Information supplied:
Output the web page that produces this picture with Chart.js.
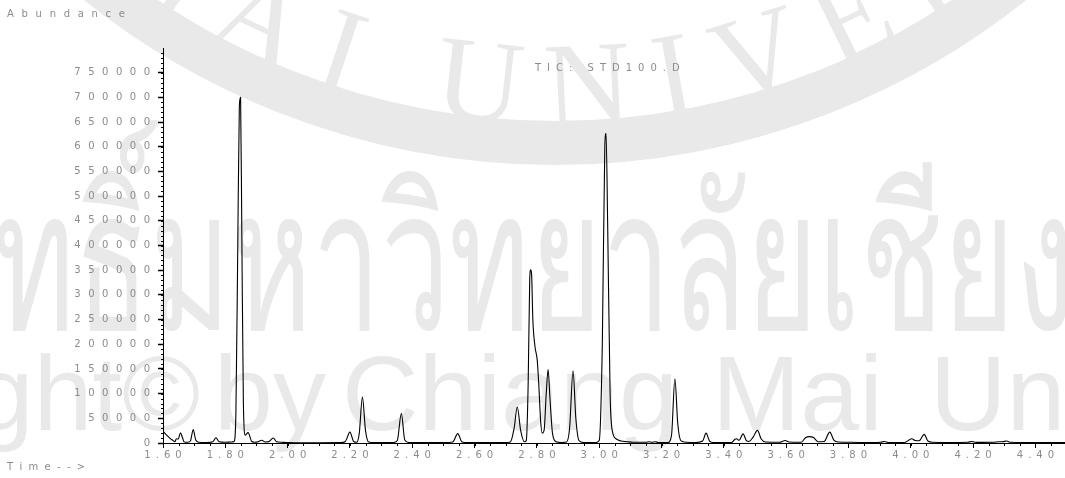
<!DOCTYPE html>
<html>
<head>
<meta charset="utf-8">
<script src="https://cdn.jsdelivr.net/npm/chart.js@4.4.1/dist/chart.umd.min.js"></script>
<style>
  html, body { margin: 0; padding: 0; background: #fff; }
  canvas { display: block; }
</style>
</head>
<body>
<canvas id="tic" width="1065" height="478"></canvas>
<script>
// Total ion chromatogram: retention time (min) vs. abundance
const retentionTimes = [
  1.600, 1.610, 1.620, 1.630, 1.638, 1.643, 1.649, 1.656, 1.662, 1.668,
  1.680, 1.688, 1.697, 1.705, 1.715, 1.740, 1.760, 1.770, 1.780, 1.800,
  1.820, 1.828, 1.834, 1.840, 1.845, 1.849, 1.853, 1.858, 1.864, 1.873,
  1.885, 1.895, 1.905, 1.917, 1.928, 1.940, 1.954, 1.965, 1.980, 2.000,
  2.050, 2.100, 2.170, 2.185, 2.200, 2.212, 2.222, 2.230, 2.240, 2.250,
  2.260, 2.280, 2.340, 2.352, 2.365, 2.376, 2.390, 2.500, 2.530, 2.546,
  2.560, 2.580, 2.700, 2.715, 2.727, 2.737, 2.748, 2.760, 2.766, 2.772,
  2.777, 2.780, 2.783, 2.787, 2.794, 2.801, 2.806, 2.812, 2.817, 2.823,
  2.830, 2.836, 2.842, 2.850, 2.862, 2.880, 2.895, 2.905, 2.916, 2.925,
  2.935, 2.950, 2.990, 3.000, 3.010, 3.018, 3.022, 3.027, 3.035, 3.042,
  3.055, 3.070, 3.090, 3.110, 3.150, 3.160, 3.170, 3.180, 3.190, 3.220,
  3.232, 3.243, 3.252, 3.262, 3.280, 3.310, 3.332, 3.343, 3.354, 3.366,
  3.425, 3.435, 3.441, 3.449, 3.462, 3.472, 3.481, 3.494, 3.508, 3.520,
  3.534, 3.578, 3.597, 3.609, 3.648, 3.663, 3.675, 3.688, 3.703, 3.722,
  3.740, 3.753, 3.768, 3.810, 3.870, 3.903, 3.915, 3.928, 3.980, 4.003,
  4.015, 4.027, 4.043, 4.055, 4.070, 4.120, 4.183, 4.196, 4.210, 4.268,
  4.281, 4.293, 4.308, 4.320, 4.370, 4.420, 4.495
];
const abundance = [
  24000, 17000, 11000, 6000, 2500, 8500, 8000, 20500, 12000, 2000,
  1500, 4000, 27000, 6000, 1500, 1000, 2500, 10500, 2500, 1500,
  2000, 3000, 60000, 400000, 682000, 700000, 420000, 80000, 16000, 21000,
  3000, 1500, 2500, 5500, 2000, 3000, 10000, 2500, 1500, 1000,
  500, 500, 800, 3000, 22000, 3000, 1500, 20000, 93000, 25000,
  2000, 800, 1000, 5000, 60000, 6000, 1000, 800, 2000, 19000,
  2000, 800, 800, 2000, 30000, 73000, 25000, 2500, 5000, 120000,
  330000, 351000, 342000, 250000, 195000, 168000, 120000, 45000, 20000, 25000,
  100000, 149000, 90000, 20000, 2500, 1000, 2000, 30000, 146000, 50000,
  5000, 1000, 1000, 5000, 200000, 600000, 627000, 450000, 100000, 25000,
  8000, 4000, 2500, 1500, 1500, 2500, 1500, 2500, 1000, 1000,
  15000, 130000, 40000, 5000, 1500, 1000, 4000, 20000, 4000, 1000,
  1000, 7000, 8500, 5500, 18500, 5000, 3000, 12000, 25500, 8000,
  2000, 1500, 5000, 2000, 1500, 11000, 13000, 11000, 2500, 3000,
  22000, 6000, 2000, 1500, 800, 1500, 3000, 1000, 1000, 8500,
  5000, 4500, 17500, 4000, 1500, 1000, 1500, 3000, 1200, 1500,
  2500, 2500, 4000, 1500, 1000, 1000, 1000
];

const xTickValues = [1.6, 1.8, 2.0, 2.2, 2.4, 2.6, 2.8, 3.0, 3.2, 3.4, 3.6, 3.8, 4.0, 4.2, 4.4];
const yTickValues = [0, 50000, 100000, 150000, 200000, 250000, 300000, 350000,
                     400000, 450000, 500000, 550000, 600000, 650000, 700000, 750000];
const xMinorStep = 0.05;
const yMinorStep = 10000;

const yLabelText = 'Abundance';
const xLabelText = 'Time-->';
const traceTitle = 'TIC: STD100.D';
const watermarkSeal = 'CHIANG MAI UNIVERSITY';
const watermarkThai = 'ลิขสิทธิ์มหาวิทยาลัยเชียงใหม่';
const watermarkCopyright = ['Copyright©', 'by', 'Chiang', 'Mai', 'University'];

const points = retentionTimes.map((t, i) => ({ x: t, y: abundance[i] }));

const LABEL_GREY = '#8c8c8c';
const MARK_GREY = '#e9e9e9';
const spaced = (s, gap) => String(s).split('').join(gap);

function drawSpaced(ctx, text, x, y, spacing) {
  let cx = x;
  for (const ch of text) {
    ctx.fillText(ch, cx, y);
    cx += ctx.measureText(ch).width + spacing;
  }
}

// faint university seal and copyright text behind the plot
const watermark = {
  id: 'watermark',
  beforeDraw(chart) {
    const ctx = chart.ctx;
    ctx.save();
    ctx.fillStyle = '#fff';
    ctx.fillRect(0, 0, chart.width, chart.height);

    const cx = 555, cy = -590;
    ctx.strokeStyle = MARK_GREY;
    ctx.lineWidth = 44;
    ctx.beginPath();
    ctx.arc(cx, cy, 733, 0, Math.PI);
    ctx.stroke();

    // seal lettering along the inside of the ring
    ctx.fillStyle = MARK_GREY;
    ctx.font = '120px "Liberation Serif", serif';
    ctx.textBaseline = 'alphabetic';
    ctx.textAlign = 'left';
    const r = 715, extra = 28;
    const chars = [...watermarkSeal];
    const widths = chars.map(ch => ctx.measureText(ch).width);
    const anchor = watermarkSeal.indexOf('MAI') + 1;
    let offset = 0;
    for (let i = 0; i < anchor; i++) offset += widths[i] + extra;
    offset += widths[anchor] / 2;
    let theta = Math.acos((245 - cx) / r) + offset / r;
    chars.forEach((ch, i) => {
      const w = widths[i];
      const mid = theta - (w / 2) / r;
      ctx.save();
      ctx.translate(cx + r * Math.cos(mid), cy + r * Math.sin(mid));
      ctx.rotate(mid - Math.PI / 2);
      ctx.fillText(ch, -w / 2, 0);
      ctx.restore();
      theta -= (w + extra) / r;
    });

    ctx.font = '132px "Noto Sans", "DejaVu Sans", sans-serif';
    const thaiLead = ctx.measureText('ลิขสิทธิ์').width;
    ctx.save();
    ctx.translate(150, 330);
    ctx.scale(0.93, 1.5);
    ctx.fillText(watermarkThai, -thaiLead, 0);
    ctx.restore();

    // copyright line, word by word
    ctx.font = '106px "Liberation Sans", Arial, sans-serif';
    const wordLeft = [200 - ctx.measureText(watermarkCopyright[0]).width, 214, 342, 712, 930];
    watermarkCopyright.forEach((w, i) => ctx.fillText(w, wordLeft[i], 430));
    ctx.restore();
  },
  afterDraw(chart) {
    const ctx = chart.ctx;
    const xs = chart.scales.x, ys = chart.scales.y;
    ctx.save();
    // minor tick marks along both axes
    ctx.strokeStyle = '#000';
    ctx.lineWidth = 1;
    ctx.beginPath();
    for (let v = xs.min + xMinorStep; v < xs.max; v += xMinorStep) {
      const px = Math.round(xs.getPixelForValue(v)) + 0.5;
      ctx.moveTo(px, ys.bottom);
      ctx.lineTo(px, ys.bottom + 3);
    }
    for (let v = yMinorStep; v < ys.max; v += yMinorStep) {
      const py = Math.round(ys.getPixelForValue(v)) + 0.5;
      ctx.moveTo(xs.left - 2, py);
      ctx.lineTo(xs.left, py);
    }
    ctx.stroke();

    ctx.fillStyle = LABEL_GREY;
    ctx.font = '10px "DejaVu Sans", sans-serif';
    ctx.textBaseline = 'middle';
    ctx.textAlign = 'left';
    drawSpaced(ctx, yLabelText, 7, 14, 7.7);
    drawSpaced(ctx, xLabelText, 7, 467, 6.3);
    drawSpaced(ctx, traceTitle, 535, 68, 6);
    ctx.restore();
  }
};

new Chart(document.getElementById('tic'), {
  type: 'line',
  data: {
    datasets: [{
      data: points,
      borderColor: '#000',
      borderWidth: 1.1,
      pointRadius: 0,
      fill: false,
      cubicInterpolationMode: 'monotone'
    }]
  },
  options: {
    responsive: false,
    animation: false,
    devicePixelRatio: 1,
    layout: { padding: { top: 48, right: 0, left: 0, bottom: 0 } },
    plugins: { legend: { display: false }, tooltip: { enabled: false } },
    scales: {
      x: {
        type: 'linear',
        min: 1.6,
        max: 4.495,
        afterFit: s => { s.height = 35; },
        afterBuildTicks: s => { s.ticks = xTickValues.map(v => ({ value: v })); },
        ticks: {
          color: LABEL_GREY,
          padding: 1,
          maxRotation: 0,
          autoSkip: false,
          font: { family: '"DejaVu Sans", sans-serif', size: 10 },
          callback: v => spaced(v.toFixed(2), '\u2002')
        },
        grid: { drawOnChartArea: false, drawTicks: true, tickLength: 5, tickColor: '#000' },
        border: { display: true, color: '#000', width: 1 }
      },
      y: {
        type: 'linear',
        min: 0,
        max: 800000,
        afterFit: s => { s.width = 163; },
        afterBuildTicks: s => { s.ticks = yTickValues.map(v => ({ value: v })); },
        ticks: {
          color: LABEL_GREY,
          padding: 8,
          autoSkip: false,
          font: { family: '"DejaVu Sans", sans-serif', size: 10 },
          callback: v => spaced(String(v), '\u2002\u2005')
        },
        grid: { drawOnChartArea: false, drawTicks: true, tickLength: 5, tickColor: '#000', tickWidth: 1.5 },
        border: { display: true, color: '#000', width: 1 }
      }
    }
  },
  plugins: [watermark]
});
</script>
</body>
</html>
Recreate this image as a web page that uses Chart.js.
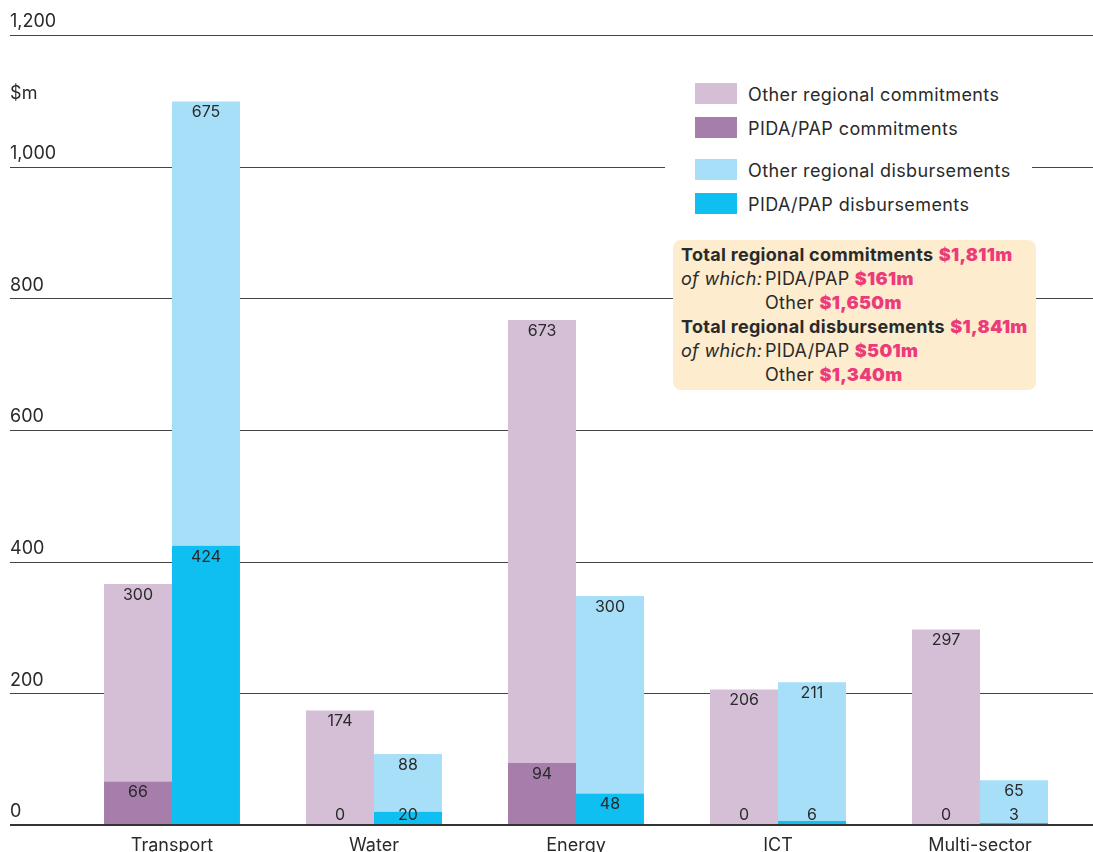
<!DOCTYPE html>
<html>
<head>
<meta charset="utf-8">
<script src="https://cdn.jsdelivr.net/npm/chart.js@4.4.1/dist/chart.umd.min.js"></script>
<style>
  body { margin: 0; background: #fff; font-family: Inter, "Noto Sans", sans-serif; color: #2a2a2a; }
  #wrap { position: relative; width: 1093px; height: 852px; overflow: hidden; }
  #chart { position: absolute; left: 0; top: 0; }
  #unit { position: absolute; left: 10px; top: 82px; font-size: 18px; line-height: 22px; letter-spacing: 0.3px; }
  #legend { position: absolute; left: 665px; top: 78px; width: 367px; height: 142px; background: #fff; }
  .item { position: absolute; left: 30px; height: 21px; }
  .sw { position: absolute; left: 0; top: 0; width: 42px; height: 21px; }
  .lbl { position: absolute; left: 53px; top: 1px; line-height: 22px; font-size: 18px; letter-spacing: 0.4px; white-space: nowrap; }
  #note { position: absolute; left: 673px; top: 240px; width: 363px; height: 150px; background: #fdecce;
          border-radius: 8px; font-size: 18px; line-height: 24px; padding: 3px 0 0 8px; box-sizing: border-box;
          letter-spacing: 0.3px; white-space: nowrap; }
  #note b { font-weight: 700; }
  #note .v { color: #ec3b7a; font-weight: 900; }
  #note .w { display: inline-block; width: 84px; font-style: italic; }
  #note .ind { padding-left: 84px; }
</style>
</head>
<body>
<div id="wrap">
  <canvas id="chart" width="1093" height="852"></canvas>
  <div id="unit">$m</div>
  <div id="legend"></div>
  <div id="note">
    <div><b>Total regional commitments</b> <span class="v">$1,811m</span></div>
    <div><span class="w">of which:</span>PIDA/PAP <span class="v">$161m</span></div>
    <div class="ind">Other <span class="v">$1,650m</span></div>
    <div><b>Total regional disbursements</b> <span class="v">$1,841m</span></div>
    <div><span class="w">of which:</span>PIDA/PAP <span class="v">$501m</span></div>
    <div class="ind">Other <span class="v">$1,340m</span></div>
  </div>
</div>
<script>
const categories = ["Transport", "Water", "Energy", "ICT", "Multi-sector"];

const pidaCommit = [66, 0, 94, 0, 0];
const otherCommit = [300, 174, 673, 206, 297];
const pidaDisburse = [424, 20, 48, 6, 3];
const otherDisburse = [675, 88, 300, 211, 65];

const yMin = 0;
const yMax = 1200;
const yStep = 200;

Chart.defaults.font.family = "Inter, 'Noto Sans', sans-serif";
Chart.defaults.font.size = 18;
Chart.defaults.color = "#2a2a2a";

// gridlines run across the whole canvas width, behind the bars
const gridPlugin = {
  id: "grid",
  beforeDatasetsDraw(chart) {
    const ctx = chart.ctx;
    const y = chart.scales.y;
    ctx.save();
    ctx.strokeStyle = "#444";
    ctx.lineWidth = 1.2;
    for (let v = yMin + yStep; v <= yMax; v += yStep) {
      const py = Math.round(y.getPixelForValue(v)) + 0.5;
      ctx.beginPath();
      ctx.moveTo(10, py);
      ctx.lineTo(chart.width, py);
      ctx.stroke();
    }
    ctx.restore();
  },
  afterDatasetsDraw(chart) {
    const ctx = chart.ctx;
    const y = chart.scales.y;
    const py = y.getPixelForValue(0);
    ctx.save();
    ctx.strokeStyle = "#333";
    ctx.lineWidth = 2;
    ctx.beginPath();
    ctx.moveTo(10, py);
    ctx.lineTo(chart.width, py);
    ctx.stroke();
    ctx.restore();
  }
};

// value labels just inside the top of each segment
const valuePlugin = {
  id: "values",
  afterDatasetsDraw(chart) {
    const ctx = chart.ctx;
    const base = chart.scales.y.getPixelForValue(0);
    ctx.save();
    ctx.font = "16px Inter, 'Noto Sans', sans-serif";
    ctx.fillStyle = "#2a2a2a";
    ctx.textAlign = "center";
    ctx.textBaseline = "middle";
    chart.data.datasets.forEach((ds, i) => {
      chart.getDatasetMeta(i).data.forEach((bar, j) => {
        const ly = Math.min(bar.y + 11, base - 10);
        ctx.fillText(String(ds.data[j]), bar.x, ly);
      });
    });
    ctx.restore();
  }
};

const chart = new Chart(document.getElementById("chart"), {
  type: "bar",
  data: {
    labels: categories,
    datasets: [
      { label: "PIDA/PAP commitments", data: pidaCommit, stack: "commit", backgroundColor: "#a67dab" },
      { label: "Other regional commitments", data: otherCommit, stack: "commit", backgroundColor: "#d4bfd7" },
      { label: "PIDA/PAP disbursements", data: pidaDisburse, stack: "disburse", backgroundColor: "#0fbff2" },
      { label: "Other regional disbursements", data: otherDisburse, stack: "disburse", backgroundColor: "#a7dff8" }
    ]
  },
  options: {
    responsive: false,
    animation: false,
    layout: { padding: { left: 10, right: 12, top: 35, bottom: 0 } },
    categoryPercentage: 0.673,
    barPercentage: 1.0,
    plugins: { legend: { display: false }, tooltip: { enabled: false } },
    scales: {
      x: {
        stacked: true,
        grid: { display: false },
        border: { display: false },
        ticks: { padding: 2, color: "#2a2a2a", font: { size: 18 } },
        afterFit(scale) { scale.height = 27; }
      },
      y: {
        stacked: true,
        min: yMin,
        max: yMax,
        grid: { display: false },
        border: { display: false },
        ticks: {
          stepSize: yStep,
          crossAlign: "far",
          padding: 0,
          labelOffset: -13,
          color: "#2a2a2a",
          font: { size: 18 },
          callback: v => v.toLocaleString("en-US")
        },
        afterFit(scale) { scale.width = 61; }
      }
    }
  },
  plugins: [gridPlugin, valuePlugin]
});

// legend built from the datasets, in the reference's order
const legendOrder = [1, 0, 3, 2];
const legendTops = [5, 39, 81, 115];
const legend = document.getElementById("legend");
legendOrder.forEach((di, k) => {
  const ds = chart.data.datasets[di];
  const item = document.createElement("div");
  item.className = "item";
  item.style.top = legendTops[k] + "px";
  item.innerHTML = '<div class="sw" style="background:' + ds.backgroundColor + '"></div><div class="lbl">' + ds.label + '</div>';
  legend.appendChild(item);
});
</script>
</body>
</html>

What is required: Show every line of the listing in which the string "this" can be found.

Expected answer:
Output the web page that produces this picture with Chart.js.
Recreate this image as a web page that uses Chart.js.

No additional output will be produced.